For instance, for scanning the FastA-file path/to/myPromoters.fa for the top 100 target sites of the TAL effector TalC, you start TALgetter with

java -jar TALgetter.jar input=path/to/myPromoters.fa rvd="NS-NG-NS-HD-NI-NG-NN-NG-HD-NI-NN-N*-NI-NN-HD-NG-NI-NN-N*-HD-NN-NG"

If you analyze large data set, for example all 1kb upstream sequences of rice, TALgetter may require a larger amount of memory than is the default in Java. You can increase the memory available to TALgetter my additional parameters to the Java virtual machine. If you want to start TALgetter with 512MB of memory initially, which may be increased to at most 1GB during the TALgetter execution, you call

java -Xms512M -Xmx1G -jar TALgetter.jar input=path/to/myPromoters.fa rvd="NS-NG-NS-HD-NI-NG-NN-NG-HD-NI-NN-N*-NI-NN-HD-NG-NI-NN-N*-HD-NN-NG"

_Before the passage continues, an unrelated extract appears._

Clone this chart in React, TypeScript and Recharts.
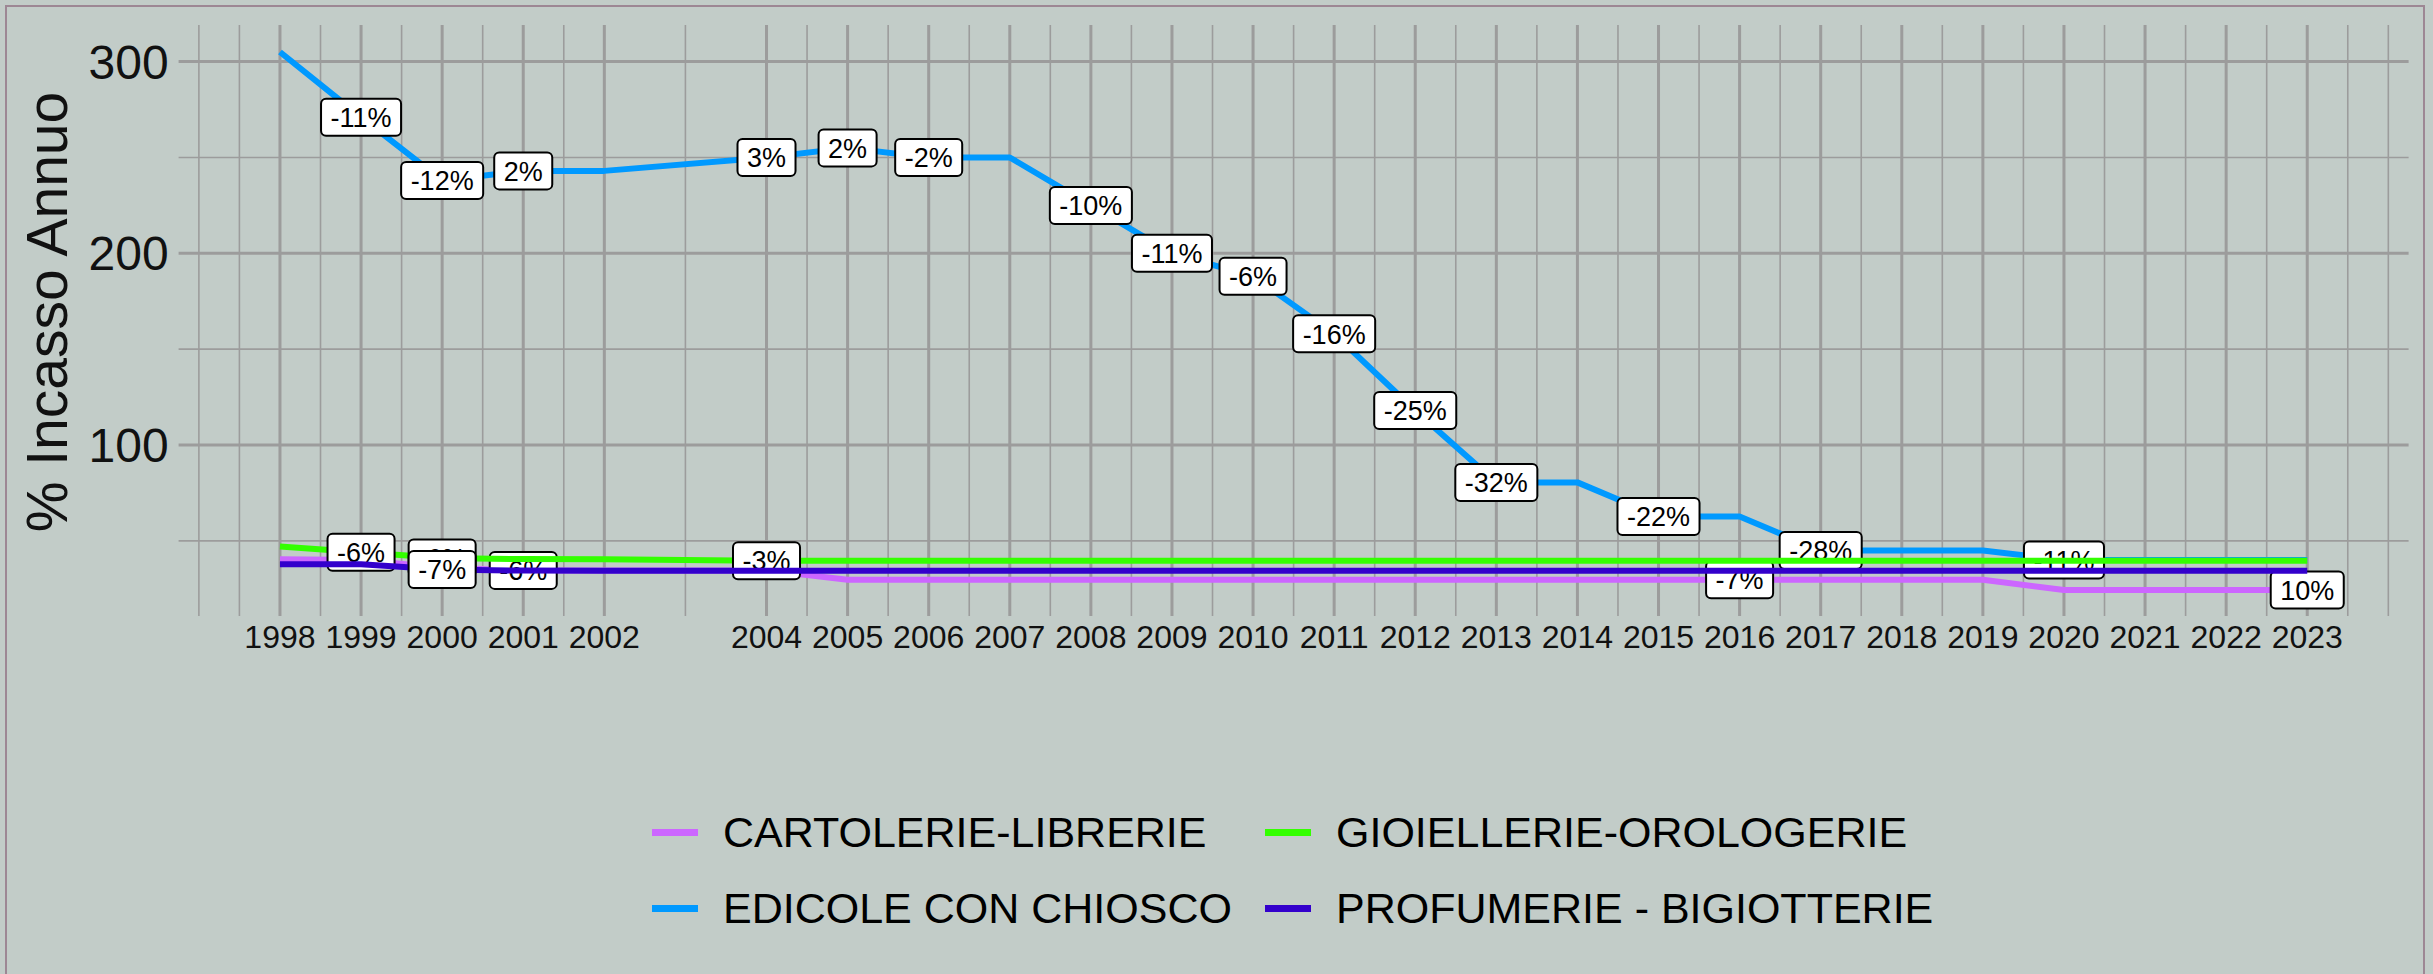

Optionally, you can also train the TALgetter model using your custom training data before making predictions. Here, we provide an example file of input sequences. Basically, the input format is an annotated FastA-File of the form

>seq:<RVD-sequence>; weight: <w>
<DNA-sequence including position 0>
...

for instance:

>seq:NI-NG-NN-NN-NI-HD-HD-NN-NG-NN-NG; weight:0.0476190476190476
TATGGACCGTGT

The specification of the weight is optional.

To train the TALgetter model on path/to/trainingdata.fa before making predictions for target sites of TalC in path/to/myPromoters.fa, you call

java -jar TALgetter.jar train=path/to/trainingdata.fa input=path/to/myPromoters.fa rvd="NS-NG-NS-HD-NI-NG-NN-NG-HD-NI-NN-N*-NI-NN-HD-NG-NI-NN-N*-HD-NN-NG"

After the training, the estimated parameters are printed to STDERR and the predictions are printed to STDOUT, and you can redirect these to different files.

Large input data sets

Currently, TALgetter is restricted to at most 90 Mb due to memory requirements for computing empirical p-values. As an alternative, you can download a version of TALgetter with limited options (especially computation of p-values is disabled) for scanning large input data sets (e.g., complete genomes).

Installing the web-application

The command-line program behind the web-application is a Jar as well, so Java is required on the server running Galaxy. To install this command line program in Galaxy, copy it to the desired destination in the Galaxy tools directory.

The command line application writes its Galaxy tool definition file itself. If you are in the directory containing the command-line program for Galaxy, you can create the tool definition file by calling

java -jar TALgetterWeb.jar --create TALgetterWeb.xml

Afterwards, this directory contains the tool definition file TALgetterWeb.xml. Now you can register TALgetter in the Galaxy tool_conf.xml file. For details, see the Galaxy tutorial for adding new tools.